Köy enstitüleri sayesinde Eğitimli, kendini yetiştirmiş, kafası çalışan bir topluluk olma yolundayken, içerideki hainler, dışarıdaki düşmanların çabalarıyla cahil bırakılmıştır.
geçmişteki halleri ile bugünkü halini kıyas edecek olursak tek bir somut gerçeklik ile karşılaşacağız:
geçmişte imkan azdı, emek çoktu
bugün ise emek az, imkan çok.
ve bu emeğin az oluşu sadece teknolojik ilerlemenin olumlu tesirinden mütevelli gelişen bir durum değildir.
aksine olumsuz koşulların da varlığı ile açıklanabilir bu bütün.
ki bu olumsuz koşulların ,bugünkü, en büyüğü ve tehlikelisi ise:
köye ve köylüye olan olumlu bakışın olmaması, ziraat bilgisine -ki sadece bunun ile sınırlı değil- sahip ol(a)mayan köylüler yetişmesidir.
köylüye sorsan ki komünizm nedir diye "tövbe haşa!" diyecek. günah diyecek,haram diyecek.
oysa ki anlatsak ismini kullanmadan komünizmi "aa doğru diyor adam" denecek.
bir ideoloji yayma amacıyla yazmıyorum bu yazıyı. komünizm ile yönetilen ülkelerin sosyal ve ekonomik yapılarını ele alarak konuşuyorum. yani komün yaşamdan bahsetmekteyim. -ki uygulayabilen de pek yok-
halk temel anlamda 3 e ayrılır komünizm de:
-üst sınıf
-burjuvazi
-köylü
konumuz ile alakalı olan köylü sınıfı olduğu için ben onların görevlerinden bahsedeceğim.

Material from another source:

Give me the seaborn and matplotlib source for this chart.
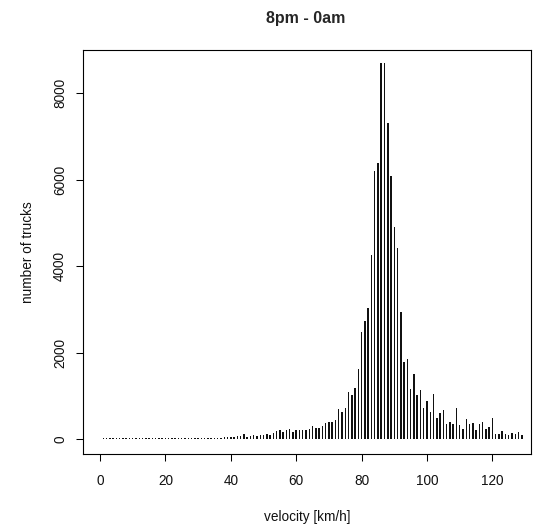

köylü ne yapar komünizmde:
tarlasını eker. hasadını yapar. ürününü üretir.
köylü ne yapar türkiye'de:
tarlasını eker. hasadını satar. ürününü satın alır.
köylü ne yapar komünizmde:
hayvanını besler büyütür. yaşlanana kadar sütünden, yaşlanınca etinden, ölünce derisinden faydalanır. üstelik hayvanın yemini de kendi hasadından, bahçelerinden sağlar.
köylü ne yapar türkiye'de:
çoğu hayvancılıktan vazgeçer. hayvanını besleyen büyüten de sütünden faydalanır. başkasına satar geçim sağlar. ve nedense hep geçim derdi çeker bu insanlar. sanarlar ki paranın varlığı onları doyuracak.
türkiye'de köy erkekleri kahvehanelere çekildi. köylü kadınlar evlere çekildi televizyon başında dizi kovalıyor.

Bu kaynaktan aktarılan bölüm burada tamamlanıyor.